Differential Revision: D28994054

fbshipit-source-id: 4c679f56ef37b18f6d2acaaaed8518facbeaa41c
diff --git a/README.rst b/README.rst
@@ -15,20 +15,22 @@ This repository consists of:
 * `torchtext.datasets <https://github.com/pytorch/text/tree/master/torchtext/datasets>`_: The raw text iterators for common NLP datasets
 * `torchtext.data <https://github.com/pytorch/text/tree/master/torchtext/data>`_: Some basic NLP building blocks (tokenizers, metrics, functionals etc.)
 * `torchtext.nn <https://github.com/pytorch/text/tree/master/torchtext/nn>`_: NLP related modules
+* `torchtext.vocab <https://github.com/pytorch/text/tree/master/torchtext/vocab.py>`_: Vocab and Vectors related classes and factory functions
 * `examples <https://github.com/pytorch/text/tree/master/examples>`_: Example NLP workflows with PyTorch and torchtext library.
 
-Note: the legacy code discussed in `torchtext v0.7.0 release note <https://github.com/pytorch/text/releases/tag/v0.7.0-rc3>`_ has been retired to `torchtext.legacy <https://github.com/pytorch/text/tree/master/torchtext/legacy>`_ folder.
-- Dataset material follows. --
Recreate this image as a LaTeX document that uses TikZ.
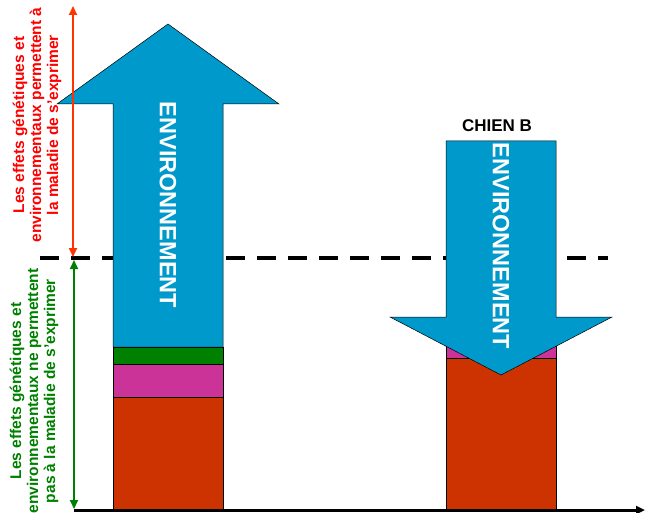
\documentclass[tikz,border=0pt]{standalone}
\usepackage{fontspec}
\setmainfont{Liberation Sans}
\usetikzlibrary{arrows.meta}
\definecolor{envblue}{RGB}{0,153,204}
\definecolor{genegreen}{RGB}{0,128,0}
\definecolor{genepink}{RGB}{204,51,153}
\definecolor{genered}{RGB}{204,51,0}
\definecolor{arrowred}{RGB}{255,51,0}

\begin{document}
\begin{tikzpicture}[%
    x=1pt,
    y=-1pt,
    >={Triangle[length=9pt,width=8pt]},
    seg/.style={%
      draw=black,
      line width=0.6pt
    },
    envarrow/.style={%
      fill=envblue,
      draw=black,
      line width=0.5pt
    },
    envtext/.style={%
      text=white,
      rotate=-90,
      font=\bfseries\fontsize{23.5}{24}\selectfont
    },
    sidetext/.style={%
      align=center,
      rotate=90,
      font=\bfseries\fontsize{15.5}{17}\selectfont
    }
  ]
    \useasboundingbox (0,0) rectangle (645,513);

    % chien A
    \filldraw[seg,fill=genered]   (113,397) rectangle (223,509);
    \filldraw[seg,fill=genepink]  (113,364) rectangle (223,397);
    \filldraw[seg,fill=genegreen] (113,347) rectangle (223,364);
    % chien B
    \filldraw[seg,fill=genered]   (446,358) rectangle (556,509);
    \filldraw[seg,fill=genepink]  (446,340) rectangle (556,358);

    \coordinate (seuilG) at (40,258);
    \coordinate (seuilD) at (608,258);
    \draw[line width=3.5pt,dash pattern=on 19pt off 12pt] (seuilG) -- (seuilD);

    \filldraw[envarrow] (113,347) -- (113,104) -- (57,104) -- (168,24)
      -- (279,104) -- (223,104) -- (223,347) -- cycle;
    \filldraw[envarrow] (446,141) -- (556,141) -- (556,317) -- (612,317)
      -- (501,375) -- (390,317) -- (446,317) -- cycle;

    \node[envtext] (envA) at (168,205) {ENVIRONNEMENT};
    \node[envtext] (envB) at (501,246) {ENVIRONNEMENT};
    \node[font=\bfseries\fontsize{17}{17}\selectfont] (chienB) at (497,126) {CHIEN B};

    \coordinate (origine) at (74,510);
    \coordinate (fin) at (645,510);
    \draw[line width=3pt,-{Triangle[length=9pt,width=8pt]}] (origine) -- (fin);

    \coordinate (rhaut) at (73,6);
    \coordinate (rbas) at (73,257);
    \coordinate (vhaut) at (74,260);
    \coordinate (vbas) at (74,509);
    \draw[arrowred,line width=2pt,<->] (rhaut) -- (rbas);
    \draw[genegreen,line width=2pt,<->] (vhaut) -- (vbas);

    \node[sidetext,text=red] (txtA) at (37,125)
      {Les effets génétiques et\\environnementaux  permettent à\\la maladie de s'exprimer};
    \node[sidetext,text=genegreen] (txtB) at (34,391)
      {Les effets génétiques et\\environnementaux ne permettent\\pas à la maladie de s'exprimer};
  \end{tikzpicture}
\end{document}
Those legacy code will not be maintained by the development team, and we plan to fully remove them in the future release. See `torchtext.legacy <https://github.com/pytorch/text/tree/master/torchtext/legacy>`_ folder for more details.
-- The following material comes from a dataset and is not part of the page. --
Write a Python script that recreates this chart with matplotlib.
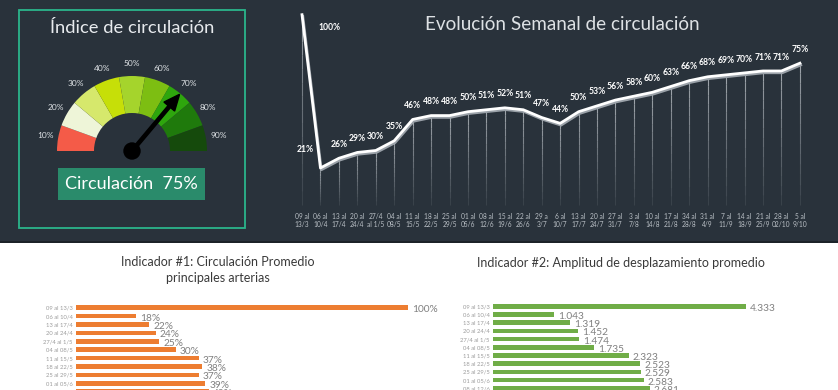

+Note: The legacy code discussed in `torchtext v0.7.0 release note <https://github.com/pytorch/text/releases/tag/v0.7.0-rc3>`_ has been retired to `torchtext.legacy <https://github.com/pytorch/text/tree/master/torchtext/legacy>`_ folder. Those legacy code will not be maintained by the development team, and we plan to fully remove them in the future release. See `torchtext.legacy <https://github.com/pytorch/text/tree/master/torchtext/legacy>`_ folder for more details.
 
 Installation
 ============
 
-We recommend Anaconda as Python package management system. Please refer to `pytorch.org <https://pytorch.org/>`_ for the detail of PyTorch installation. The following is the corresponding ``torchtext`` versions and supported Python versions.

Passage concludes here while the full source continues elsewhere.